Continue following the instructions by Major Hayden, locate related HGON ()
and surround them with conditional blocks, update the version string. Here is my patch.
-DefinitionBlock ("", "SSDT", 2, "LENOVO", "SgPch", 0x00001000)
+DefinitionBlock ("", "SSDT", 2, "LENOVO", "SgPch", 0x00001001)
{
External (_PR_.PR00._PSS, MethodObj) // 0 Arguments
External (_SB_.PCI0, DeviceObj)
PCMR = 0x07
PWRS = Zero
Sleep (0x10)
- \_SB.PCI0.HGON ()
+ // Set kernel param `acpi_osi='T480-Hybrid-Graphics'` to enable dGPU
+ If (\_OSI ("T480-Hybrid-Graphics"))
+ {
+ \_SB.PCI0.HGON ()
+ }
+ Else
+ {
+ \_SB.PCI0.HGOF ()
+ }
_STA = One
DGIZ = One
}
Method (_ON, 0, Serialized) // _ON_: Power On
{
- \_SB.PCI0.HGON ()
+ // Set kernel param `acpi_osi='T480-Hybrid-Graphics'` to enable dGPU
+ If (\_OSI ("T480-Hybrid-Graphics"))
+ {
+ \_SB.PCI0.HGON ()
+ }
+ Else
+ {
+ \_SB.PCI0.HGOF ()
+ }
Return (Zero)
}
* Compiler ID "INTL"
* Compiler Version 0x20160527 (538314023)
*/
Now we need to compile the changed DSDT and create a CPIO image to patch it on boot.
# compile the dsl, then get aml and hex
# create the cpio image structure
|
I boot with EFI stub, so I need to update the unicode string in the stub.
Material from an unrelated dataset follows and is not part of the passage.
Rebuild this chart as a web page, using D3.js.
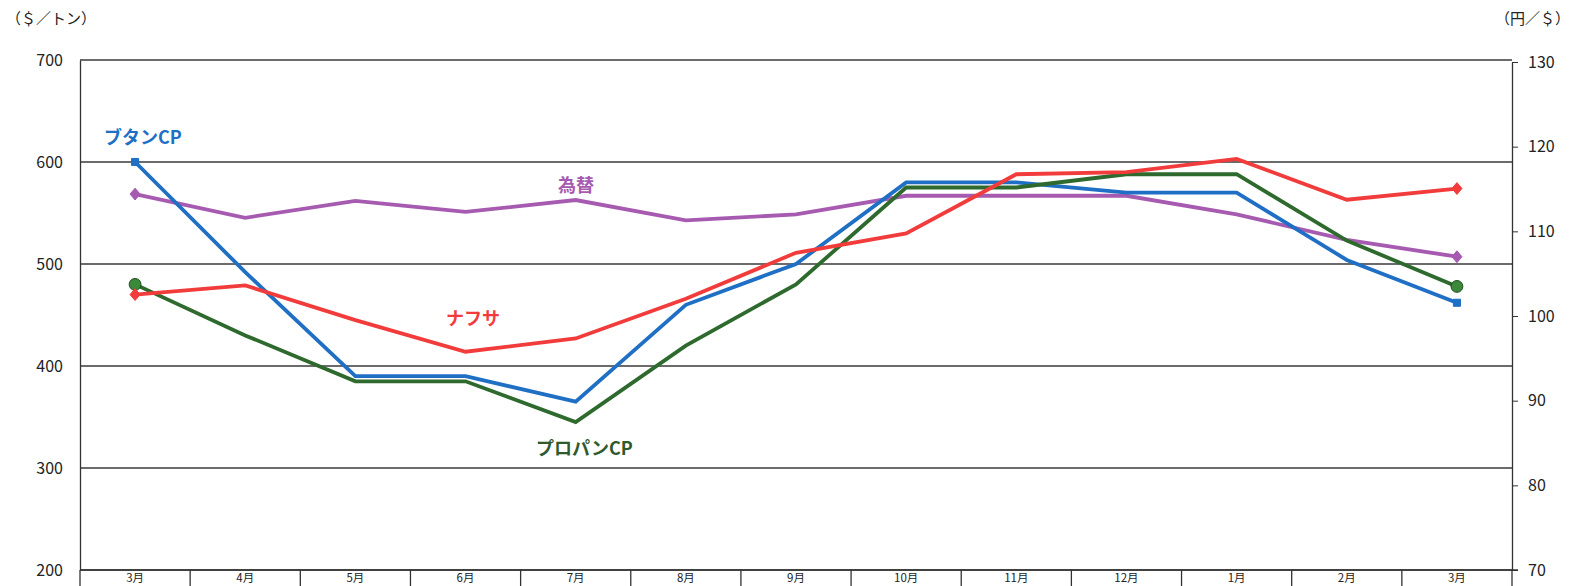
<!DOCTYPE html>
<html><head><meta charset="utf-8">
<script src="https://cdn.jsdelivr.net/npm/d3@7"></script>
<style>
body{margin:0;background:#fff;overflow:hidden;}
text{font-family:"Noto Sans CJK JP","Noto Sans",sans-serif;}
</style></head>
<body><svg id="c" width="1573" height="586"></svg>
<script>
const months = ["3月","4月","5月","6月","7月","8月","9月","10月","11月","12月","1月","2月","3月"];
const butane = [600,492,390,390,365,460,500,580,580,570,570,504,462];
const propane = [480,430,385,385,345,420,480,575,575,588,588,523,478];
const naphtha = [470,479,445,414,427,466,511,530,588,590,603,563,574];
const fx = [114.4,111.6,113.6,112.3,113.7,111.3,112.0,114.2,114.2,114.2,112.0,109.0,107.0];
const leftTicks = [200,300,400,500,600,700];
const rightTicks = [70,80,90,100,110,120,130];

const svg = d3.select("#c");
const L = 80, R = 1512, T = 60, B = 570;
const x = d3.scaleBand().domain(d3.range(months.length)).range([L, R]);
const cx = i => x(i) + x.bandwidth()/2;
const yL = d3.scaleLinear().domain([200,700]).range([B, T]);
const yR = d3.scaleLinear().domain([70,130]).range([B, T+2]);
const numFont = "'Liberation Sans','Arial',sans-serif";

// gridlines
svg.append("g").selectAll("line").data(leftTicks).join("line")
  .attr("x1", L).attr("x2", R).attr("y1", d=>yL(d)).attr("y2", d=>yL(d))
  .attr("stroke", "#3a3a3a").attr("stroke-width", 1.3);

// left axis
const gl = svg.append("g").attr("transform", `translate(${L},0)`)
  .call(d3.axisLeft(yL).tickValues(leftTicks).tickSize(0).tickPadding(17));
gl.select(".domain").attr("stroke","#333").attr("stroke-width",1.3);
gl.selectAll("text").attr("font-size",16).attr("fill","#222").attr("font-family",numFont);

// right axis
const gr = svg.append("g").attr("transform", `translate(${R},0)`)
  .call(d3.axisRight(yR).tickValues(rightTicks).tickSize(6).tickSizeOuter(0).tickPadding(10));
gr.select(".domain").attr("stroke","#333").attr("stroke-width",1.3);
gr.selectAll(".tick line").attr("stroke","#333");
gr.selectAll("text").attr("font-size",16).attr("fill","#222").attr("font-family",numFont);

// x category table
svg.append("line").attr("x1",L).attr("x2",R+6).attr("y1",B).attr("y2",B).attr("stroke","#333").attr("stroke-width",1.3);
svg.append("g").selectAll("line").data(d3.range(months.length+1)).join("line")
  .attr("x1", i => i < months.length ? x(i) : R).attr("x2", i => i < months.length ? x(i) : R)
  .attr("y1", B).attr("y2", 590).attr("stroke","#333").attr("stroke-width",1.3);
svg.append("g").selectAll("text").data(months).join("text")
  .attr("x",(d,i)=>cx(i)).attr("y",582).attr("text-anchor","middle")
  .attr("font-size",11.5).attr("fill","#222").text(d=>d);

// axis titles
svg.append("text").attr("x",6).attr("y",24).attr("font-size",15).attr("fill","#222").text("（＄／トン）");
svg.append("text").attr("x",1570).attr("y",24).attr("text-anchor","end").attr("font-size",15).attr("fill","#222").text("（円／＄）");

function series(data, scale, color, width){
  const line = d3.line().x((d,i)=>cx(i)).y(d=>scale(d));
  svg.append("path").datum(data).attr("d", line).attr("fill","none")
    .attr("stroke", color).attr("stroke-width", width).attr("stroke-linejoin","miter");
}
series(fx, yR, "#a65bb0", 3.8);
series(butane, yL, "#1f6fc5", 3.8);
series(propane, yL, "#2e6a2e", 3.8);
series(naphtha, yL, "#f23c3c", 3.8);

// end markers
function markers(data, scale, color, type, size, stroke){
  const idx = [0, data.length-1];
  svg.append("g").selectAll("path").data(idx).join("path")
    .attr("transform", i => `translate(${cx(i)},${scale(data[i])})`)
    .attr("d", d3.symbol().type(type).size(size)())
    .attr("fill", color).attr("stroke", stroke || color).attr("stroke-width",1);
}
const diamond = {draw(ctx, size){const r=Math.sqrt(size)/1.6; ctx.moveTo(0,-r);ctx.lineTo(r*0.85,0);ctx.lineTo(0,r);ctx.lineTo(-r*0.85,0);ctx.closePath();}};
markers(fx, yR, "#a65bb0", diamond, 90);
markers(butane, yL, "#1f6fc5", d3.symbolSquare, 50);
markers(propane, yL, "#3a8a3a", d3.symbolCircle, 110, "#1f4a1f");
markers(naphtha, yL, "#f23c3c", diamond, 90);

// series labels
const lab = (t, xx, yy, c) => svg.append("text").attr("x",xx).attr("y",yy).attr("font-size",18).attr("font-weight","bold").attr("fill",c).text(t);
lab("ブタンCP", 104, 144, "#1f6fc5");
lab("為替", 558, 192, "#a65bb0");
lab("ナフサ", 446, 325, "#f23c3c");
lab("プロパンCP", 536, 455, "#2e5a2e");
</script></body></html>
Remember to change the place holders.
Then reboot the computer, check the logs:
# dmesg | egrep -i "ssdt|dsdt"
[ 0.021941] ACPI: Table Upgrade: override [SSDT-LENOVO- SgPch]
[ 0.021944] ACPI: SSDT 0x000000005B5B3000 Physical table override, new table: 0x00000000599F3000
[ 0.021948] ACPI: SSDT 0x00000000599F3000 00176A (v02 LENOVO SgPch 00001001 INTL 20221020)
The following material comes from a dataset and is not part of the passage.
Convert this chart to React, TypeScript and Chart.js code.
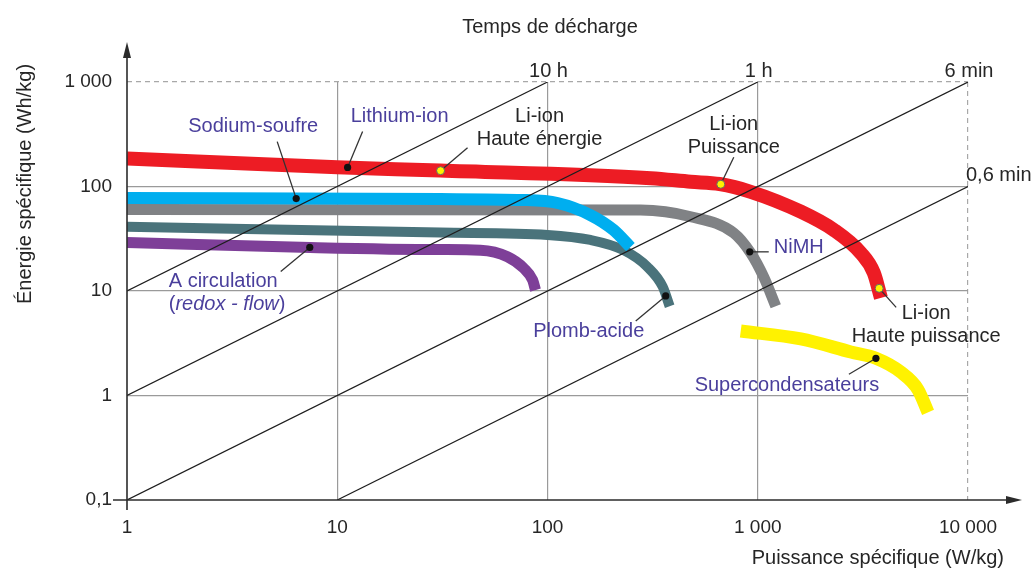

and do check PCIe devices with lspci
.
Success! Now I can no longer see MX150 attached.
Now you can add acpi_osi='T480-Hybrid-Graphics' to your kernel command line whenever you want to use your Nvidia card.
Again, credits to Major Hayden π₯³.
What about the eGPU?π
Oh yes, this should be an article about eGPU on T480. After disabling the internal dGPU aka MX150, the proprietary driver works as well.
To summary everything, these all mess could be avoided if NVIDIA have a good support for Linux driver(on Windows/LTSC2019 it's fine after all). Disabling MX150 somehow fully works around the problem(and brings the potential of saving more battery). Apart from those, this is just a plug-and-play work.
Isn't there any issue with eGPU?π
PRIMEπ
No issue.
Deep learningπ
Works great.
Hot-unplugπ
This is on GDM/GNOME/Wayland/ArchLinux.
Still causing issues. After hot unplug, the computer won't shutdown properly.
A near-perfect solution is found. You can add a custom udev rule file to tag the eGPU as ignored for mutter. PRIME is usable, but you'll lose output on eGPU.
# card0: UHD620
# card1: NVIDIA MX150 if available, otherwise egpu
# cardN: eGPUs
ENV{DEVNAME}=="/dev/dri/card0", TAG+="mutter-device-preferred-primary"
# Use this line to let mutter ignore NVIDIA devices
SUBSYSTEM=="drm", DRIVERS=="nvidia", TAG+="mutter-device-ignore"
Another solution is that when it's desired to detach the eGPU, stop all program using any resource on the eGPU, including GDM/gnome-shell, then unload the driver modules, finally unplug the eGPU.
eGPU outputπ
Well, on GNOME, it's plug-and-play, with some performance issue. You need to add a custom udev rule to run the session on eGPU, and a re-login is required. Otherwise, the output on eGPU will have VERY LOW framerate and is LAGGY. This is a known issue.